TL;DR server is getting shut off tomorrow and you need to back up the contents? Grab this:

wget ‐‐execute robots=off ‐‐recursive ‐‐no-parent ‐‐continue ‐‐no-clobber http://example.com

Want to know what this does? Read on!

Warning

Remember to follow local regulations regarding web scraping. Don’t download too much at once so that you don’t accidentally bring down the server.

Also, if you’re downloading websites in order to publish them on Wayback Machine, don’t. They already have an archiving option online where you can just input the URL you want archived. If that tool rejects your URL, it’s possible that the site has been blacklisted from Wayback Machine due to requests from the website admin. In that case, they probably won’t accept your scraped version.

Let’s get started!

wget

The tool we’re going to use today is wget. You may have used this tool before when downloading .isos from Ubuntu’s website, or when downloading source tarballs from websites. Whatever the case may be, the tool is very powerful and can do much more than downloading .tar.gzs off of the Internet.

So this is probably the most common usage you saw:

wget https://www.ubuntu.com/path/to/iso/Ubuntu-18.04-desktop.iso

And this saves the file Ubuntu-18.04-desktop.iso in your current directory. Not bad, right?

But what if you want to go… deeper?

Downloading an entire website

First, we gotta tell wget to download everything. Recursively download everything:

wget --recursive http://example.com

All right, not bad, what’s next? Well, what if you’re downloading under a certain URL and you don’t want wget going up to the parent directory? The next parameter solves that:

wget --recursive  --no-parent http://example.com

Now, what if your download was interrupted? Simple. Continue the download!

wget --recursive  --no-parent --continue http://example.com

What if there are multiple links to a single page? We don’t want to download the page multiple times. So we use:

wget --recursive  --no-parent --continue --no-clobber http://example.com

Finally, sometimes, websites use “robots.txt” to stop scrapers. But today, we want to download everything. So turn off the robots check. This makes wget non-compliant with good scraping protocols, but in this case we’re not an automated crawling bot like Google’s Googlebot is.

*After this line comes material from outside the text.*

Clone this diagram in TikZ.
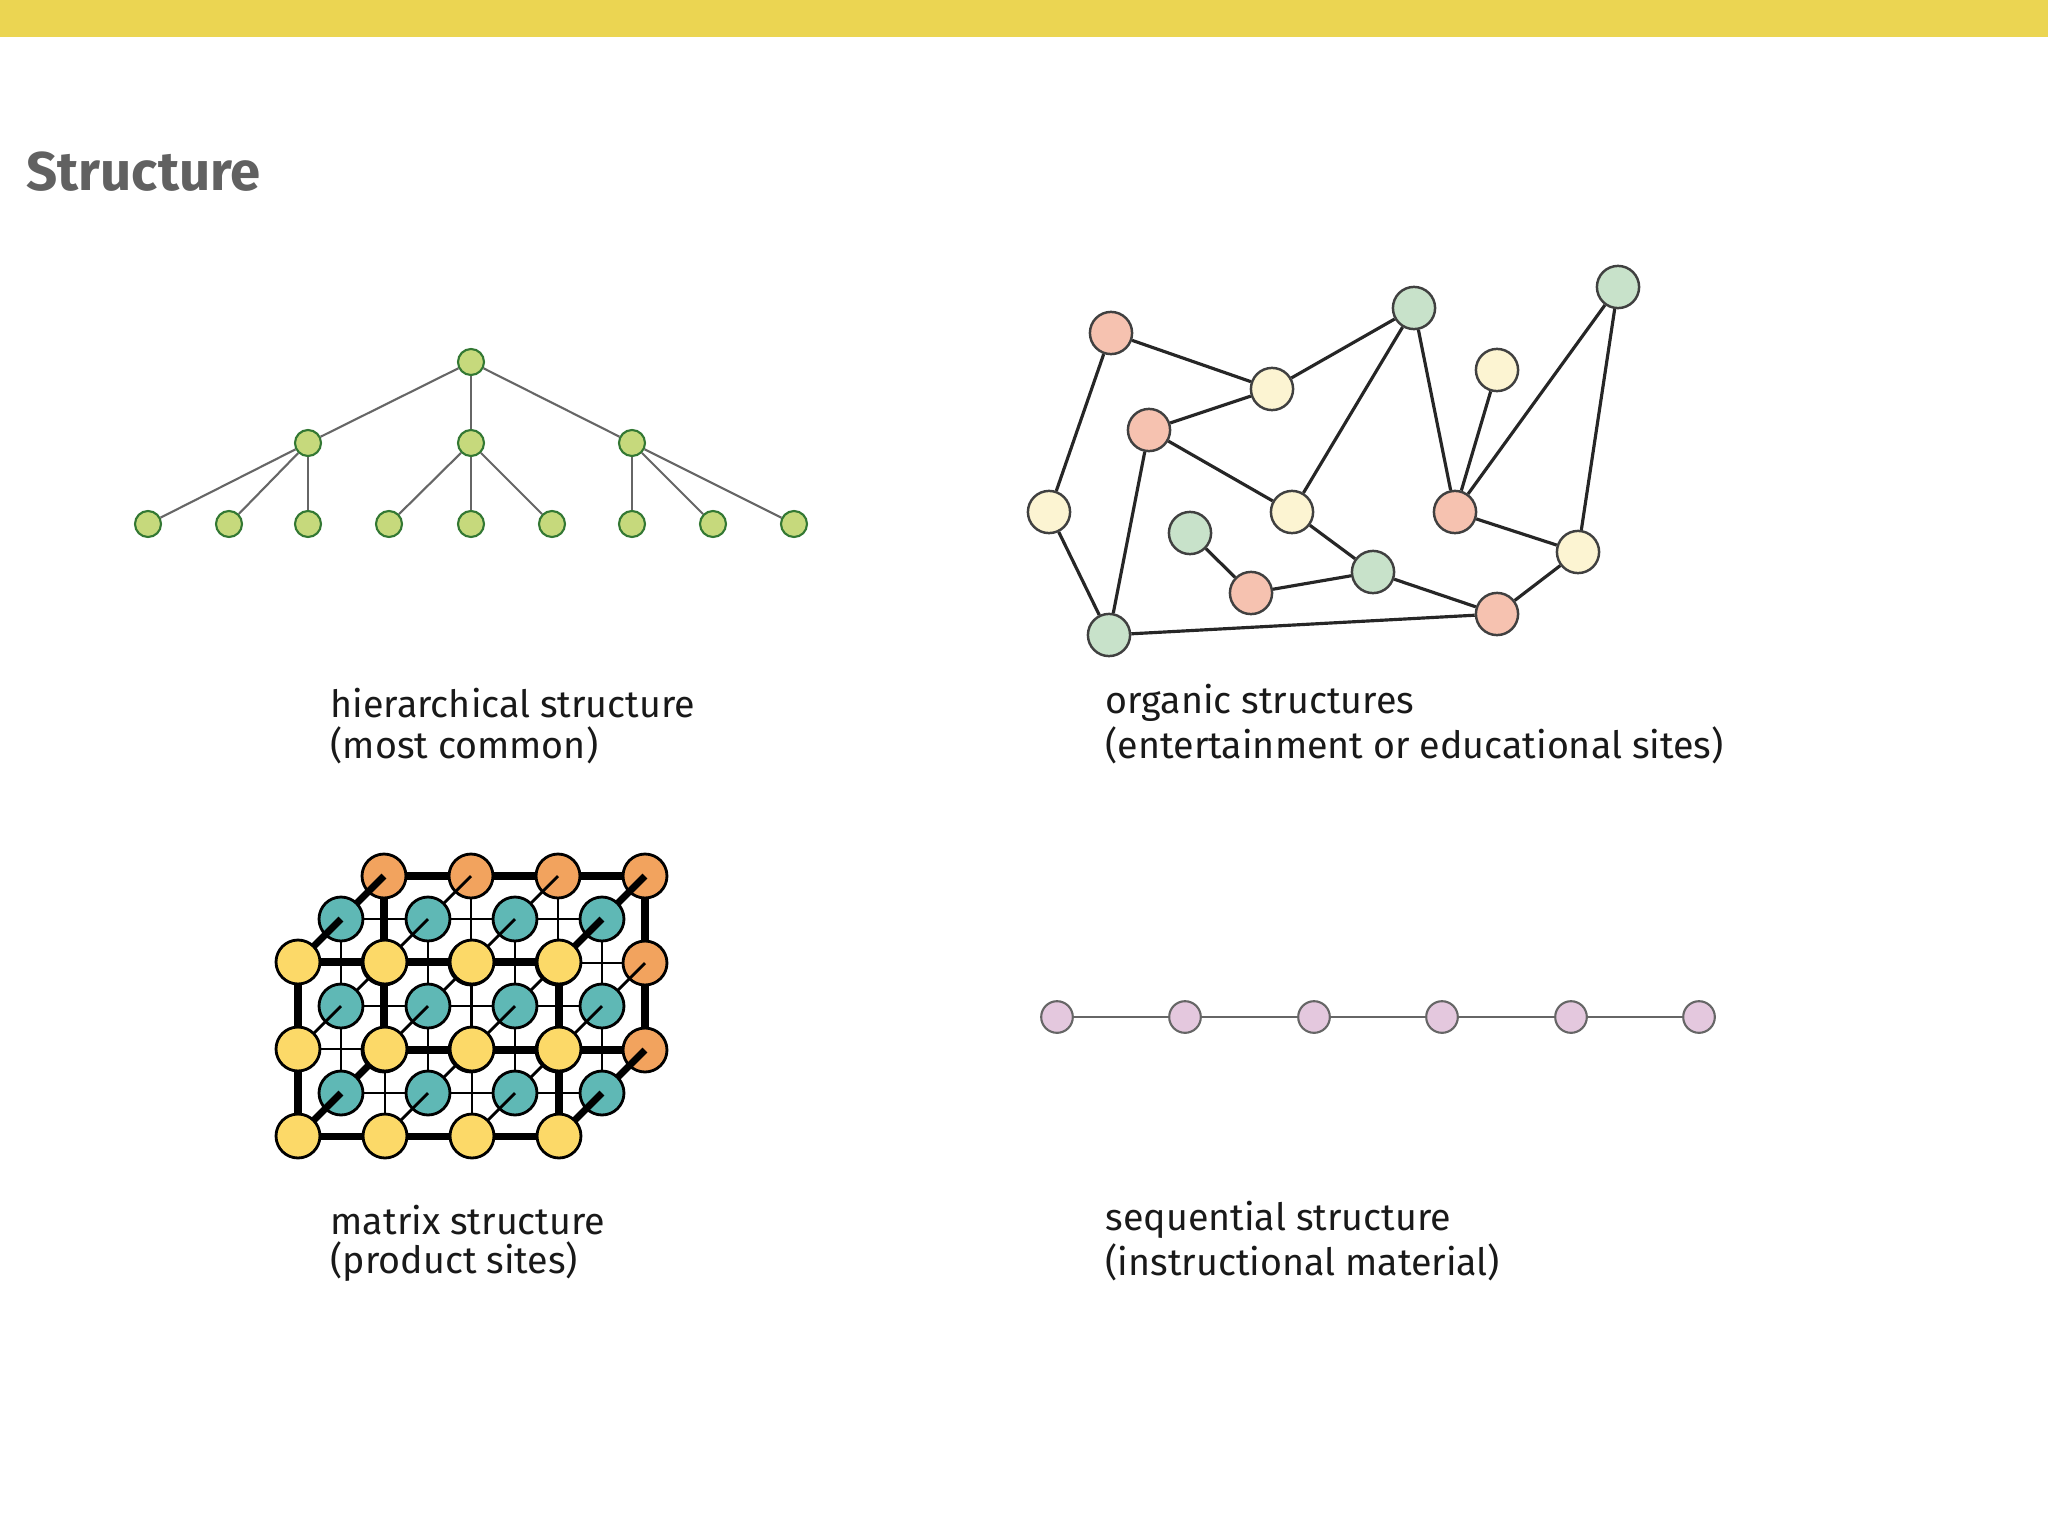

wget ‐‐execute robots=off ‐‐recursive ‐‐no-parent ‐‐continue ‐‐no-clobber http://example.com

There we go! This is the final command you get, and it is the same one we have at the top of the blog post.

Being a good citizen

Now if you just rampantly download from a website, the servers will get overloaded and crash, the website would go down, and everyone will be pissed off. To be a good citizen, restrict your downloads.

Let’s wait a couple seconds before downloading the next page.

wget ‐‐execute robots=off ‐‐recursive ‐‐no-parent ‐‐continue ‐‐no-clobber --wait=20 http://example.com

20 seconds is pretty reasonable between page loads. Let’s restrict wget a bit more. Maybe restrict the bandwidth:

wget ‐‐execute robots=off ‐‐recursive ‐‐no-parent ‐‐continue ‐‐no-clobber --wait=20 --limit-rate=50k http://example.com

This restricts the bandwidth to 50KB/s which is very reasonable. If you’re downloading large files you might want to bump this up.

Finally, to jitter the download, wait randomly:

wget ‐‐execute robots=off ‐‐recursive ‐‐no-parent ‐‐continue ‐‐no-clobber --wait=20 --random-wait --limit-rate=50k http://example.com

When websites are terrible

Sometimes, the network admins detect scrapers by looking at their User Agent string and block any non-browser programs from accessing the website. So even when we try to be good citizens with tips from the above section, it’s just impossible to scrape the website.

Or is it? Fortunately, changing the User Agent string is pretty easy:

wget --user-agent="Mozilla/5.0 Firefox/4.0.1" ‐‐execute robots=off ‐‐recursive ‐‐no-parent ‐‐continue ‐‐no-clobber --wait=20 --random-wait --limit-rate=50k http://example.com

You can change it however you want. Firefox is just used as an example.

So that’s pretty much it on the subject of downloading websites! Hopefully you learned a bit more about wget today and how to use it to download entire websites!